A vast peatland has been discovered in a remote part of Congo-Brazzaville.
The bog covers an area the size of England and is thought to contain billions of tonnes of peat.
Scientists say investigating the carbon-rich material could shed light on 10,000 years of environmental change in this little-studied region.
Dr Simon Lewis, from the University of Leeds, said: "It's remarkable that there are parts of the planet that are still uncharted territory."
He added: "Few people venture into these swamps as they are quite difficult places to move around in and work in."
Satellite images initially hinted at the presence of the enormous tropical peatland, but an expedition, starting from Itanga village in April, confirmed it was there.
The discovery team, from the University of Leeds, the Wildlife Conservation Society-Congo and Congo-Brazzaville's Marien Ngouabi University, had to contend with dwarf crocodiles, gorillas and elephants as they explored the area. But they said the biggest challenge was soggy feet.
Dr Lewis, who was working with PhD student Greta Dargie, added: "You can only walk on these areas for a couple of months a year, right at the end of the dry season, so you have to time it right. Even then it is still wet every day.
"We were inside the swamp for three weeks, and the only time we had dry feet was when we were asleep in our tents. To place the tent, you have to build a platform because the ground is permanently water-logged."
The team estimates that the bog covers between 100,000 and 200,000 square kilometres (40,000 to 80,000 sq miles), with the peat-layer reaching up to 7m (23ft) beneath the ground. It spreads into the Democratic Republic of Congo.
The researchers believe it holds billions of tonnes of partially decayed vegetation.
"Peatlands are formed because the plant matter going into the soil is not fully decomposed," Dr Lewis explained.

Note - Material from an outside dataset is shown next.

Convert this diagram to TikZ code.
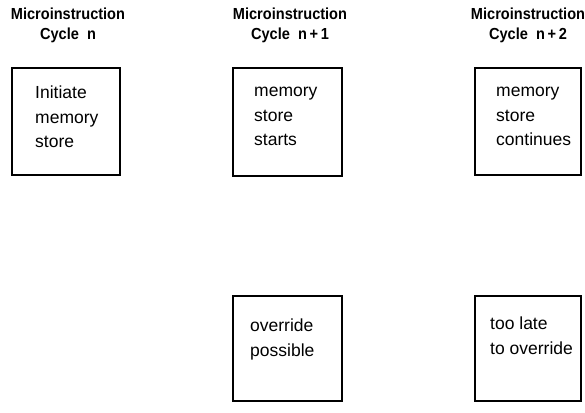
\documentclass[tikz,border=0pt]{standalone}
\usepackage{fontspec}
\setmainfont{Liberation Sans}
\newfontfamily\hdrfont[FakeStretch=0.91]{Liberation Sans}
\begin{document}
\begin{tikzpicture}[x=1pt,y=-1pt,
  box/.style={draw,line width=1.5pt,inner sep=0pt,anchor=north west},
  hdr/.style={font=\hdrfont\fontsize{16}{20}\selectfont\bfseries,align=center,inner sep=0pt},
  txt/.style={font=\fontsize{17.5}{24.5}\selectfont,align=left,anchor=north west,inner sep=0pt}]
\useasboundingbox (0,0) rectangle (585,412);
% headers
\node[hdr] (h1) at (68,25) {Microinstruction\\Cycle\ \ n};
\node[hdr] (h2) at (290,25) {Microinstruction\\Cycle\ \ n\,+\,1};
\node[hdr] (h3) at (528,25) {Microinstruction\\Cycle\ \ n\,+\,2};
% boxes
\node[box,minimum width=108pt,minimum height=107pt] (b1) at (11,67) {};
\node[box,minimum width=109pt,minimum height=108pt] (b2) at (232,67) {};
\node[box,minimum width=106pt,minimum height=107pt] (b3) at (474,67) {};
\node[box,minimum width=109pt,minimum height=105pt] (b4) at (232,295) {};
\node[box,minimum width=106pt,minimum height=105pt] (b5) at (474,295) {};
% texts
\node[txt] (t1) at (35,86) {Initiate\\memory\\store};
\node[txt] (t2) at (254,87) {memory\\store\\starts};
\node[txt] (t3) at (496,87) {memory\\store\\continues};
\node[txt] (t4) at (250,319) {override\\possible};
\node[txt] (t5) at (490,317) {too late\\to override};
\end{tikzpicture}
\end{document}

"It requires slow conditions for the decomposition, so you naturally find most peatlands are in the cold zones. It's rare to find them in the wet and warm tropics, so that makes this an unusual discovery."

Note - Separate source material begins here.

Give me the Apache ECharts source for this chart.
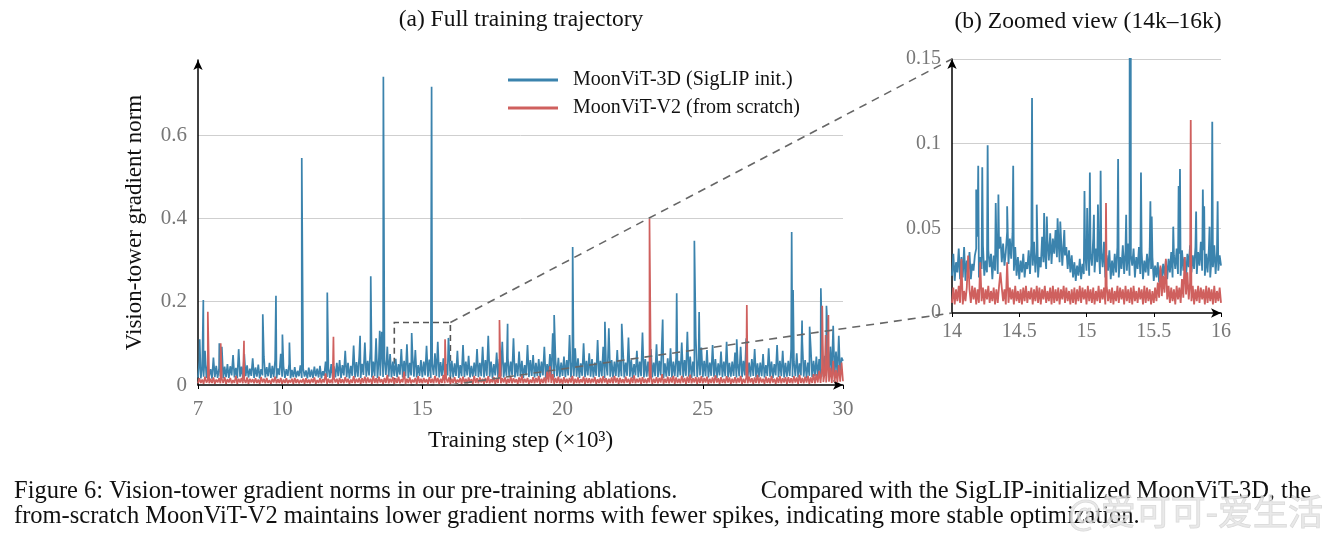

Because the area holds so much organic matter it means a large amount of carbon is locked into the ground.
The scientists say analysing this material, which is thousands of years old, will help them to learn more about the Congo Basin's role in the world's past and present climate.
Dr Lewis said: "Peatlands, generally, have been a big carbon sink over the past 10,000 years. They have been taking carbon out of the atmosphere and storing it as peat for the long term.
"And what we've found in central Africa is another one of those areas, so it adds a little piece to that jigsaw puzzle of where all the carbon goes in the atmosphere, where the sources are and where the sinks are, particularly in the pre-industrial era.
"So we can reduce our uncertainty around the global carbon cycle before humans started changing it."
The scientists have taken samples of the peat back to the UK to confirm its age and analyse the vegetation that it holds.
While some peat bogs around the world are under threat, particularly from drainage to make way for agriculture, the team thinks the Congo peatland is safe for now.
Dr Lewis said: "Its remoteness naturally provides protection. And much of the area in the Republic of Congo is already a community reserve: it is managed by the Wildlife Conservation Society, the government and the local people. They have a management plan to manage the area and also increase their livelihoods and incomes."